I will conclude by reminding members that Canada could use this bill, as well as the existing legislation, to request the extradition of a dictator who is now in the hands of the British justice system. As members know, I am referring to Augusto Pinochet, the former general, now a senator, a person who is still considered a dictator by many people, a person who is allegedly responsible for over 4,000 deaths and an even greater number of disappearances in Chile.
This bill, as well as the existing legislation, authorizes Canada to request the extradition of Mr. Pinochet to Canada, as was done recently by Spain, France, Switzerland and Belgium.
Like my colleagues—and I think they support me in this initiative—I believe we must insist even more strongly that the Minister of Justice follow the lead of her counterparts from European countries and request the extradition of General Pinochet from Great Britain. We must continue to put pressure on that country's government so that Mr. Pinochet cannot escape justice and can be brought before a national tribunal, whether it be in Spain, Belgium, France, Switzerland or even Canada, to answer for the crimes against humanity of which so many Chileans accuse him. Canada is in a position to do so.
I have already asked three questions in the House on this issue.

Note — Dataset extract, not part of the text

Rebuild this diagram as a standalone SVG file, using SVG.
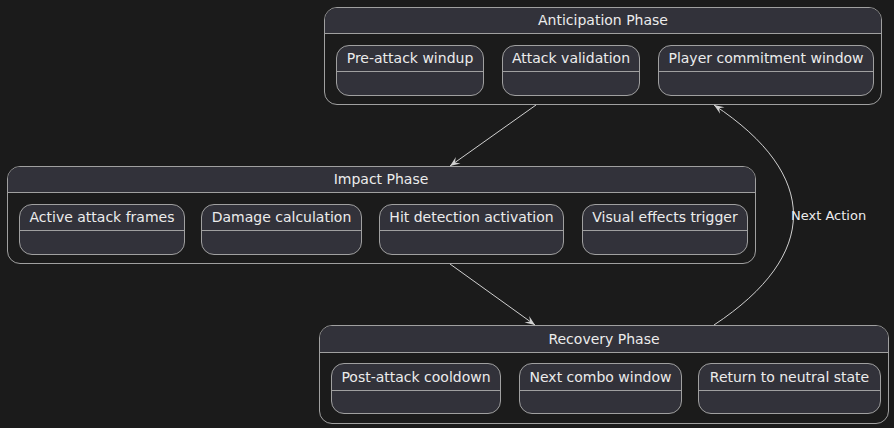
<svg xmlns="http://www.w3.org/2000/svg" width="894" height="428" viewBox="0 0 894 428">
<style>
.bg{fill:#1b1b1b}
.cont{fill:#1b1b1b;stroke:#a0a0a0;stroke-width:1}
.hdr{fill:#32323a}
.st{fill:#32323a;stroke:#a0a0a0;stroke-width:1}
.sep{stroke:#a0a0a0;stroke-width:1}
text{font-family:"DejaVu Sans",sans-serif;fill:#ececec;font-size:14px}
.t{text-anchor:middle}
.lbl{font-size:13px}
.conn{fill:none;stroke:#d0d0d0;stroke-width:1}
</style>
<defs>
<marker id="ah" viewBox="-11 -5 12 10" refX="0" refY="0" markerWidth="12" markerHeight="10" markerUnits="userSpaceOnUse" orient="auto">
<path d="M0,0 L-10,-4 L-6,0 L-10,4 Z" fill="#d0d0d0"/>
</marker>
</defs>
<rect class="bg" x="0" y="0" width="894" height="428"/>

<g id="anticipation">
<rect class="cont" x="324.5" y="7.5" width="557" height="97" rx="12.5"/>
<path class="hdr" d="M337,8 H869 A12,12 0 0 1 881,20 V33 H325 V20 A12,12 0 0 1 337,8 Z"/>
<line class="sep" x1="324.5" y1="33.5" x2="881.5" y2="33.5"/>
<text class="t" x="603" y="25">Anticipation Phase</text>
<g id="preattack">
<rect class="st" x="336.5" y="45.5" width="147" height="50" rx="12.5"/>
<line class="sep" x1="336.5" y1="71.5" x2="483.5" y2="71.5"/>
<text class="t" x="410" y="63">Pre-attack windup</text>
</g>
<g id="validation">
<rect class="st" x="502.5" y="45.5" width="137" height="50" rx="12.5"/>
<line class="sep" x1="502.5" y1="71.5" x2="639.5" y2="71.5"/>
<text class="t" x="571" y="63">Attack validation</text>
</g>
<g id="commitment">
<rect class="st" x="658.5" y="45.5" width="215" height="50" rx="12.5"/>
<line class="sep" x1="658.5" y1="71.5" x2="873.5" y2="71.5"/>
<text class="t" x="766" y="63">Player commitment window</text>
</g>
</g>

<g id="impact">
<rect class="cont" x="7.5" y="166.5" width="748" height="97" rx="12.5"/>
<path class="hdr" d="M20,167 H743 A12,12 0 0 1 755,179 V192 H8 V179 A12,12 0 0 1 20,167 Z"/>
<line class="sep" x1="7.5" y1="192.5" x2="755.5" y2="192.5"/>
<text class="t" x="381" y="184">Impact Phase</text>
<g id="active">
<rect class="st" x="19.5" y="204.5" width="165" height="50" rx="12.5"/>
<line class="sep" x1="19.5" y1="230.5" x2="184.5" y2="230.5"/>
<text class="t" x="102" y="222">Active attack frames</text>
</g>
<g id="damage">
<rect class="st" x="201.5" y="204.5" width="160" height="50" rx="12.5"/>
<line class="sep" x1="201.5" y1="230.5" x2="361.5" y2="230.5"/>
<text class="t" x="281.5" y="222">Damage calculation</text>
</g>
<g id="hitdetect">
<rect class="st" x="379.5" y="204.5" width="184" height="50" rx="12.5"/>
<line class="sep" x1="379.5" y1="230.5" x2="563.5" y2="230.5"/>
<text class="t" x="471.5" y="222">Hit detection activation</text>
</g>
<g id="visual">
<rect class="st" x="582.5" y="204.5" width="165" height="50" rx="12.5"/>
<line class="sep" x1="582.5" y1="230.5" x2="747.5" y2="230.5"/>
<text class="t" x="665" y="222">Visual effects trigger</text>
</g>
</g>

<g id="recovery">
<rect class="cont" x="319.5" y="325.5" width="569" height="98" rx="12.5"/>
<path class="hdr" d="M332,326 H876 A12,12 0 0 1 888,338 V352 H320 V338 A12,12 0 0 1 332,326 Z"/>
<line class="sep" x1="319.5" y1="352.5" x2="888.5" y2="352.5"/>
<text class="t" x="604" y="344">Recovery Phase</text>
<g id="postattack">
<rect class="st" x="331.5" y="363.5" width="169" height="50" rx="12.5"/>
<line class="sep" x1="331.5" y1="390.5" x2="500.5" y2="390.5"/>
<text class="t" x="416" y="382">Post-attack cooldown</text>
</g>
<g id="combo">
<rect class="st" x="519.5" y="363.5" width="162" height="50" rx="12.5"/>
<line class="sep" x1="519.5" y1="390.5" x2="681.5" y2="390.5"/>
<text class="t" x="600.5" y="382">Next combo window</text>
</g>
<g id="neutral">
<rect class="st" x="698.5" y="363.5" width="182" height="50" rx="12.5"/>
<line class="sep" x1="698.5" y1="390.5" x2="880.5" y2="390.5"/>
<text class="t" x="789.5" y="382">Return to neutral state</text>
</g>
</g>

<g id="connectors">
<path class="conn" d="M536,105 L450,166" marker-end="url(#ah)"/>
<path class="conn" d="M450,264 L535,325" marker-end="url(#ah)"/>
<path class="conn" d="M714,325 C820,255 820,175 714,105" marker-end="url(#ah)"/>
<text class="lbl" x="791" y="220">Next Action</text>
</g>
</svg>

I have yet to get an answer either from the Minister of Justice or from the Minister of Foreign Affairs. An answer would be nice and before the British Minister of the Interior makes his decision, it would be useful if the Government of Canada, through the minister, were to follow up on a request made by a Canadian woman from Montreal, who was tortured, in 1973, as many others were, and suffered physical injuries that she has described in an affidavit that proves the extent of the crimes that were committed and that cannot go unpunished.
We should see that the system meets its goal, which is to ensure that no crime, whether at the international or at the national level, go unpunished.